Your instructions: Retype nothing but the lines from the start of the material up to and including the line with "(0.75pt,0.75pt) rectangle (1083.75pt,496.25pt);". Pictures don't belong in the copy.

'''

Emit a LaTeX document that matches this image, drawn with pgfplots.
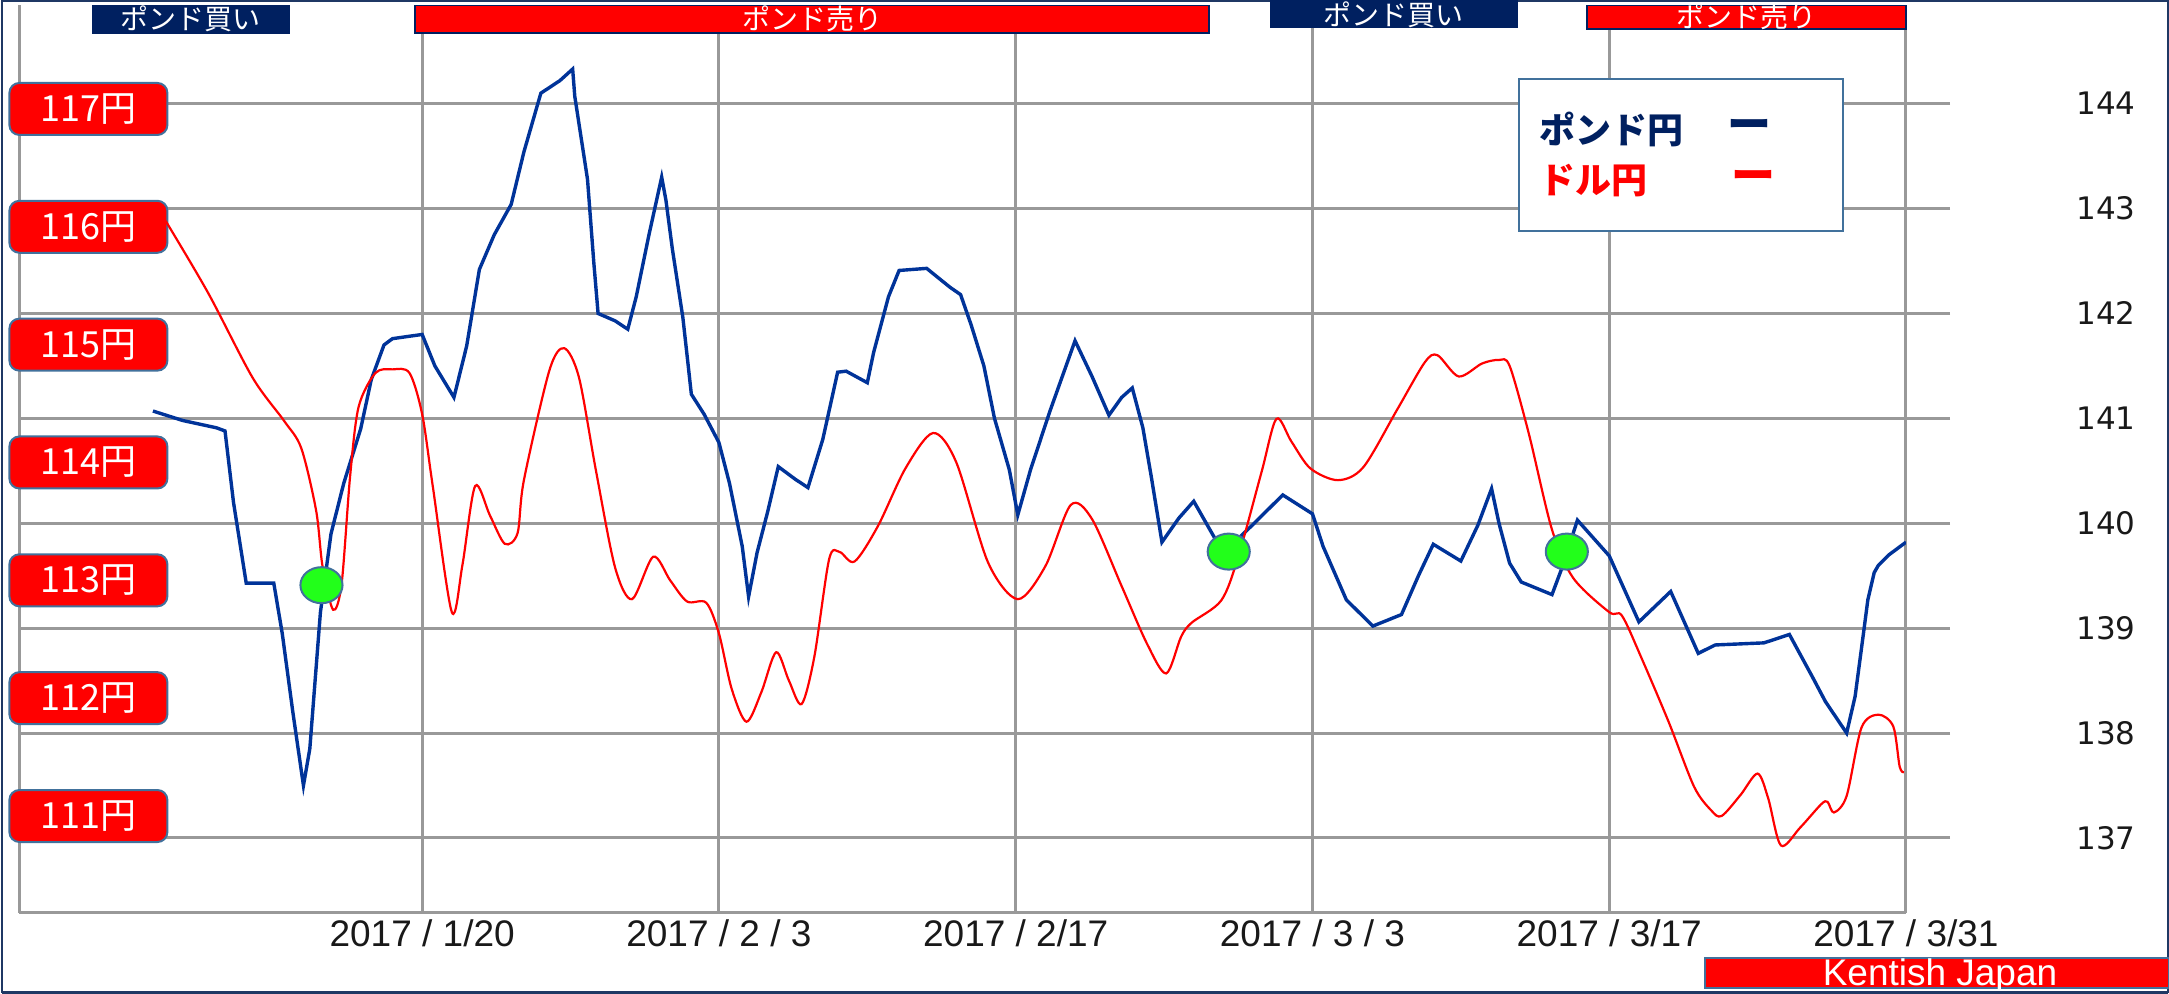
\documentclass[border=0pt]{standalone}
\usepackage{fontspec}
\usepackage{pgfplots}
\pgfplotsset{compat=1.18}
\setmainfont{Liberation Sans}
\newfontfamily\jp{Noto Sans CJK JP}
\newfontfamily\dv{DejaVu Sans}
\definecolor{gridgray}{HTML}{999999}
\definecolor{pblue}{HTML}{003399}
\definecolor{navyb}{HTML}{002060}
\definecolor{steel}{HTML}{41719C}
\definecolor{mgreen}{HTML}{22FF1A}
\definecolor{framenavy}{HTML}{1F3864}
\begin{document}
\begin{tikzpicture}
\path[use as bounding box] (0,0) rectangle (1084.5pt,497pt);
\fill[white] (0,0) rectangle (1084.5pt,497pt);
\draw[framenavy, line width=1pt] (0.75pt,0.75pt) rectangle (1083.75pt,496.25pt);

% Axis A: grid, blue line, date labels
\begin{axis}[
  at={(9.7pt,40.5pt)}, anchor=south west,
  scale only axis, width=943.3pt, height=453.75pt,
  xmin=0, xmax=89, ymin=136.285, ymax=144.936,
  enlargelimits=false,
  axis x line*=bottom, axis y line*=left,
  axis line style={-, gridgray, line width=1.5pt},
  y axis line style={draw=none},
  xtick={0,19,33,47,61,75,89},
  xticklabels={,2017 / 1/20,2017 / 2 / 3,2017 / 2/17,2017 / 3 / 3,2017 / 3/17,2017 / 3/31},
  ytick={137,138,139,140,141,142,143,144},
  yticklabels={},
  xmajorgrids, ymajorgrids,
  grid style={gridgray, line width=1.5pt},
  xtick style={draw=none}, ytick style={draw=none},
  tick align=inside,
  xticklabel style={font=\fontsize{18.5}{19}\selectfont, text=black!90, inner sep=0pt, anchor=north, yshift=-3pt},
]
\addplot[pblue, line width=1.7pt] coordinates {
(6.3,141.07) (7.7,140.98) (9.3,140.91) (9.7,140.88) (10.1,140.20) (10.7,139.43) (12.0,139.43) (12.4,138.95) (12.9,138.20) (13.4,137.50) (13.7,137.85) (14.2,139.15) (14.7,139.90) (15.3,140.38) (16.1,140.90) (16.6,141.37) (17.2,141.70) (17.6,141.76) (19.0,141.80) (19.6,141.50) (20.5,141.20) (21.1,141.69) (21.7,142.42) (22.4,142.75) (23.2,143.04) (23.8,143.54) (24.6,144.10) (25.5,144.22) (26.1,144.33) (26.2,144.07) (26.8,143.28) (27.1,142.48) (27.3,142.00) (28.1,141.93) (28.7,141.85) (29.1,142.16) (29.7,142.75) (30.3,143.30) (30.5,143.08) (30.8,142.62) (31.3,141.96) (31.7,141.23) (32.3,141.04) (33.0,140.77) (33.5,140.38) (34.1,139.78) (34.4,139.30) (34.8,139.72) (35.3,140.11) (35.8,140.54) (36.6,140.42) (37.2,140.34) (37.9,140.80) (38.6,141.44) (39.0,141.45) (40.0,141.34) (40.3,141.63) (41.0,142.16) (41.5,142.41) (42.8,142.43) (43.9,142.25) (44.4,142.18) (44.9,141.89) (45.5,141.50) (46.0,141.00) (46.7,140.51) (47.1,140.08) (47.7,140.51) (48.6,141.06) (49.8,141.74) (50.6,141.40) (51.4,141.03) (52.0,141.20) (52.5,141.29) (53.0,140.91) (53.4,140.44) (53.9,139.82) (54.7,140.05) (55.4,140.21) (56.3,139.89) (56.8,139.72) (58.1,139.97) (59.6,140.27) (61.0,140.09) (61.5,139.78) (62.6,139.27) (63.85,139.02) (65.2,139.13) (66.0,139.50) (66.7,139.80) (68.0,139.64) (68.8,139.98) (69.45,140.33) (69.8,140.00) (70.3,139.62) (70.85,139.44) (72.3,139.32) (72.8,139.59) (73.5,140.03) (75.0,139.69) (76.4,139.06) (77.9,139.35) (79.2,138.76) (80.0,138.84) (82.3,138.86) (83.5,138.94) (84.6,138.53) (85.2,138.30) (86.2,138.00) (86.6,138.35) (87.0,138.96) (87.2,139.27) (87.5,139.53) (87.7,139.60) (88.2,139.70) (89.0,139.82)
};
\end{axis}

% Axis B: red line (USD/JPY), left yen labels
\begin{axis}[
  at={(9.7pt,40.5pt)}, anchor=south west,
  scale only axis, width=943.3pt, height=453.75pt,
  xmin=0, xmax=89, ymin=110.177, ymax=117.878,
  enlargelimits=false,
  hide x axis,
  axis y line*=left,
  y axis line style={draw=none},
  ytick={111,112,113,114,115,116,117},
  yticklabels={111円,112円,113円,114円,115円,116円,117円},
  ytick style={draw=none},
  major tick length=0pt,
  yticklabel style={font=\jp\fontsize{18}{18}\selectfont, text=white, fill=red, draw=steel, line width=1pt, rounded corners=5pt, minimum width=79pt, minimum height=26pt, inner sep=0pt, anchor=west, xshift=-5.5pt},
]
\addplot[red, line width=1.1pt, smooth, tension=0.5] coordinates {
(6.9,116.05) (8.9,115.44) (11.0,114.72) (12.5,114.35) (13.3,114.12) (14.0,113.59) (14.3,113.12) (14.8,112.75) (15.2,112.97) (15.6,113.88) (16.0,114.47) (16.8,114.76) (17.6,114.79) (18.4,114.76) (19.0,114.41) (19.5,113.80) (20.4,112.73) (20.9,113.13) (21.5,113.80) (22.2,113.55) (22.9,113.31) (23.5,113.40) (23.8,113.85) (25.0,114.78) (25.7,114.97) (26.4,114.72) (27.2,113.93) (28.1,113.11) (28.9,112.84) (29.9,113.20) (30.7,113.00) (31.5,112.82) (32.4,112.81) (33.0,112.55) (33.6,112.08) (34.3,111.80) (35.0,112.05) (35.7,112.39) (36.3,112.15) (36.9,111.95) (37.5,112.35) (38.2,113.18) (38.7,113.24) (39.4,113.16) (40.5,113.46) (41.8,113.95) (43.1,114.25) (44.2,114.00) (45.7,113.15) (47.1,112.84) (48.4,113.12) (49.6,113.64) (50.6,113.52) (52.0,112.95) (53.2,112.46) (54.1,112.21) (54.8,112.52) (55.3,112.64) (56.7,112.83) (57.5,113.20) (58.6,113.92) (59.3,114.37) (60.0,114.18) (60.9,113.95) (62.2,113.85) (63.4,113.96) (65.0,114.45) (66.3,114.85) (66.9,114.91) (67.9,114.73) (69.0,114.84) (69.8,114.87) (70.3,114.82) (71.2,114.25) (72.3,113.43) (73.3,113.02) (75.0,112.73) (75.6,112.70) (76.5,112.35) (77.8,111.80) (79.0,111.25) (79.8,111.05) (80.3,111.00) (81.2,111.18) (82.0,111.36) (82.5,111.15) (83.1,110.75) (84.0,110.90) (85.0,111.10) (85.3,111.12) (85.6,111.03) (86.2,111.17) (86.9,111.75) (87.7,111.86) (88.4,111.76) (88.7,111.42) (88.9,111.37)
};
\end{axis}

% Axis C: crossing markers, right-hand GBP/JPY scale
\begin{axis}[
  at={(9.7pt,40.5pt)}, anchor=south west,
  scale only axis, width=943.3pt, height=453.75pt,
  xmin=0, xmax=89, ymin=136.285, ymax=144.936,
  enlargelimits=false,
  hide x axis,
  axis y line*=right,
  y axis line style={draw=none},
  ytick={137,138,139,140,141,142,143,144},
  yticklabels={137,138,139,140,141,142,143,144},
  tick align=outside, major tick length=22pt,
  ytick style={gridgray, line width=1.5pt},
  yticklabel style={font=\dv\fontsize{15.5}{15.5}\selectfont, text=black!90, inner sep=0pt, anchor=west, xshift=63pt},
  clip=false,
]
\addplot[only marks, mark=*, mark size=9pt, mark options={fill=mgreen, draw=steel, line width=1pt, xscale=1.17}] coordinates {(14.25,139.41) (57.05,139.73) (73.0,139.73)};
\end{axis}

% top banners
\filldraw[fill=navyb, draw=navyb] (46.35pt,480.5pt) rectangle (144.5pt,494.25pt);
\node[text=white, font=\jp\fontsize{14}{14}\selectfont, inner sep=0pt] at (95.4pt,487.6pt) {ポンド買い};
\filldraw[fill=red, draw=navyb, line width=0.8pt] (207.5pt,480.5pt) rectangle (604.5pt,494.25pt);
\node[text=white, font=\jp\fontsize{14}{14}\selectfont, inner sep=0pt] at (406pt,487.6pt) {ポンド売り};
\filldraw[fill=navyb, draw=navyb] (635pt,483.2pt) rectangle (758.5pt,497pt);
\node[text=white, font=\jp\fontsize{14}{14}\selectfont, inner sep=0pt] at (696.75pt,489.8pt) {ポンド買い};
\filldraw[fill=red, draw=navyb, line width=0.8pt] (793.5pt,482.5pt) rectangle (953pt,494.25pt);
\node[text=white, font=\jp\fontsize{14}{14}\selectfont, inner sep=0pt] at (873.25pt,488.6pt) {ポンド売り};

% legend
\filldraw[fill=white, draw=steel, line width=1pt] (759.5pt,381.5pt) rectangle (921.3pt,457.5pt);
\node[anchor=west, inner sep=0pt, text=navyb, font=\jp\bfseries\fontsize{18}{18}\selectfont] at (769.5pt,432.25pt) {ポンド円};
\node[anchor=west, inner sep=0pt, text=navyb, font=\jp\bfseries\fontsize{22}{22}\selectfont] at (863.5pt,432.25pt) {ー};
\node[anchor=west, inner sep=0pt, text=red, font=\jp\bfseries\fontsize{18}{18}\selectfont] at (769.5pt,406.75pt) {ドル円};
\node[anchor=west, inner sep=0pt, text=red, font=\jp\bfseries\fontsize{22}{22}\selectfont] at (865.5pt,406.75pt) {ー};

% footer
\filldraw[fill=red, draw=steel, line width=0.8pt] (852.5pt,3pt) rectangle (1084.5pt,18pt);
\node[anchor=base, inner sep=0pt, text=white, font=\fontsize{18.5}{18.5}\selectfont] at (970pt,4pt) {Kentish Japan};
\draw[framenavy, line width=1.2pt] (0.75pt,0.75pt) -- (1083.75pt,0.75pt);
\end{tikzpicture}
\end{document}
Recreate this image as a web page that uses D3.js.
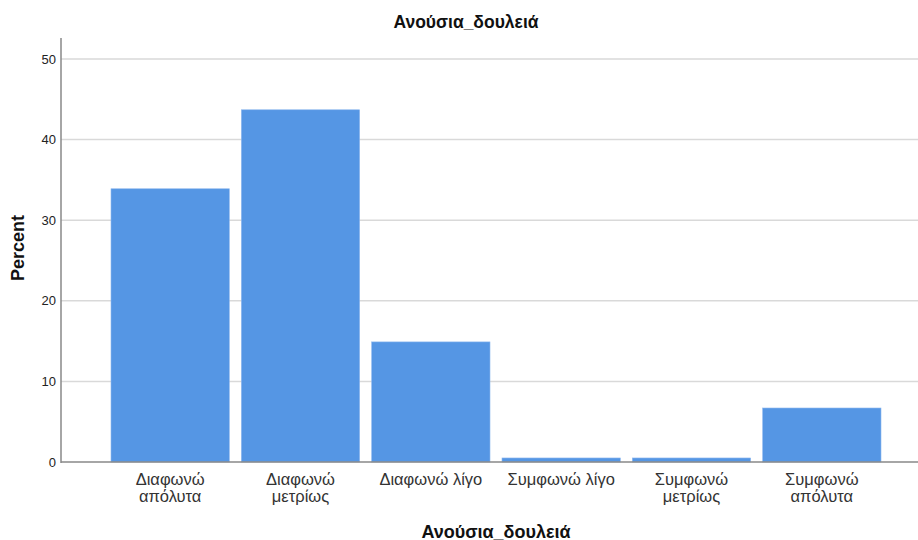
<!DOCTYPE html>
<html>
<head>
<meta charset="utf-8">
<script src="https://cdn.jsdelivr.net/npm/d3@7"></script>
<style>
  html, body { margin: 0; padding: 0; background: #fff; }
  svg { display: block; font-family: "Liberation Sans", Arial, sans-serif; }
</style>
</head>
<body>
<svg id="chart" width="918" height="540"></svg>
<script>
const categories = [
  ["Διαφωνώ", "απόλυτα"],
  ["Διαφωνώ", "μετρίως"],
  ["Διαφωνώ λίγο"],
  ["Συμφωνώ λίγο"],
  ["Συμφωνώ", "μετρίως"],
  ["Συμφωνώ", "απόλυτα"]
];
const percents = [33.9, 43.7, 14.9, 0.5, 0.5, 6.7];
const yTicks = [0, 10, 20, 30, 40, 50];
const title = "Ανούσια_δουλειά";
const xTitle = "Ανούσια_δουλειά";
const yTitle = "Percent";

const svg = d3.select("#chart");
const axisX = 61, baseY = 462, topY = 38, rightX = 918;

const y = d3.scaleLinear().domain([0, 50]).range([baseY, 59]);
const x = d3.scaleBand()
  .domain(d3.range(categories.length))
  .range([105, 887])
  .paddingInner(0.092)
  .paddingOuter(0.046);

// gridlines
svg.append("g")
  .selectAll("line")
  .data(yTicks.filter(d => d > 0))
  .join("line")
  .attr("x1", axisX).attr("x2", rightX)
  .attr("y1", d => y(d)).attr("y2", d => y(d))
  .attr("stroke", "#d9d9d9").attr("stroke-width", 1.5);

// bars
svg.append("g")
  .selectAll("rect")
  .data(percents)
  .join("rect")
  .attr("x", (d, i) => x(i))
  .attr("y", d => y(d))
  .attr("width", x.bandwidth())
  .attr("height", d => baseY - y(d))
  .attr("fill", "#5596e4")
  .attr("stroke", "#8fb8ee")
  .attr("stroke-width", 0.6);

// y axis
const yAxis = d3.axisLeft(y).tickValues(yTicks).tickSize(0).tickPadding(5);
const gy = svg.append("g").attr("transform", `translate(${axisX},0)`).call(yAxis);
gy.select(".domain").remove();
gy.selectAll("text").attr("font-size", 13).attr("fill", "#222")
  .attr("font-family", "Liberation Sans, Arial, sans-serif");
svg.append("line")
  .attr("x1", axisX).attr("x2", axisX).attr("y1", topY).attr("y2", baseY + 1)
  .attr("stroke", "#888").attr("stroke-width", 1.5);

// x axis baseline
svg.append("line")
  .attr("x1", axisX).attr("x2", rightX).attr("y1", baseY).attr("y2", baseY)
  .attr("stroke", "#888").attr("stroke-width", 1.5);

// x labels
const xl = svg.append("g").selectAll("text")
  .data(categories)
  .join("text")
  .attr("x", (d, i) => x(i) + x.bandwidth() / 2)
  .attr("y", 485)
  .attr("text-anchor", "middle")
  .attr("font-size", 16.5)
  .attr("fill", "#333");
xl.selectAll("tspan")
  .data(d => d)
  .join("tspan")
  .attr("x", function() { return d3.select(this.parentNode).attr("x"); })
  .attr("dy", (d, i) => i === 0 ? 0 : 17)
  .text(d => d);

// title
svg.append("text")
  .attr("x", 466).attr("y", 28)
  .attr("text-anchor", "middle")
  .attr("font-size", 17.5).attr("font-weight", "bold").attr("fill", "#111")
  .text(title);

// x title
svg.append("text")
  .attr("x", 496).attr("y", 538)
  .attr("text-anchor", "middle")
  .attr("font-size", 18).attr("font-weight", "bold").attr("fill", "#111")
  .text(xTitle);

// y title
svg.append("text")
  .attr("transform", "translate(24,248) rotate(-90)")
  .attr("text-anchor", "middle")
  .attr("font-size", 18).attr("font-weight", "bold").attr("fill", "#111")
  .text(yTitle);
</script>
</body>
</html>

'''

Finished answer:
Emit a LaTeX document that matches this image, drawn with pgfplots.
\documentclass[border=0pt]{standalone}
\usepackage{fontspec}
\usepackage{pgfplots}
\pgfplotsset{compat=1.18}
\setmainfont{Liberation Sans}
\newfontfamily\jp{Noto Sans CJK JP}
\newfontfamily\dv{DejaVu Sans}
\definecolor{gridgray}{HTML}{999999}
\definecolor{pblue}{HTML}{003399}
\definecolor{navyb}{HTML}{002060}
\definecolor{steel}{HTML}{41719C}
\definecolor{mgreen}{HTML}{22FF1A}
\definecolor{framenavy}{HTML}{1F3864}
\begin{document}
\begin{tikzpicture}
\path[use as bounding box] (0,0) rectangle (1084.5pt,497pt);
\fill[white] (0,0) rectangle (1084.5pt,497pt);
\draw[framenavy, line width=1pt] (0.75pt,0.75pt) rectangle (1083.75pt,496.25pt);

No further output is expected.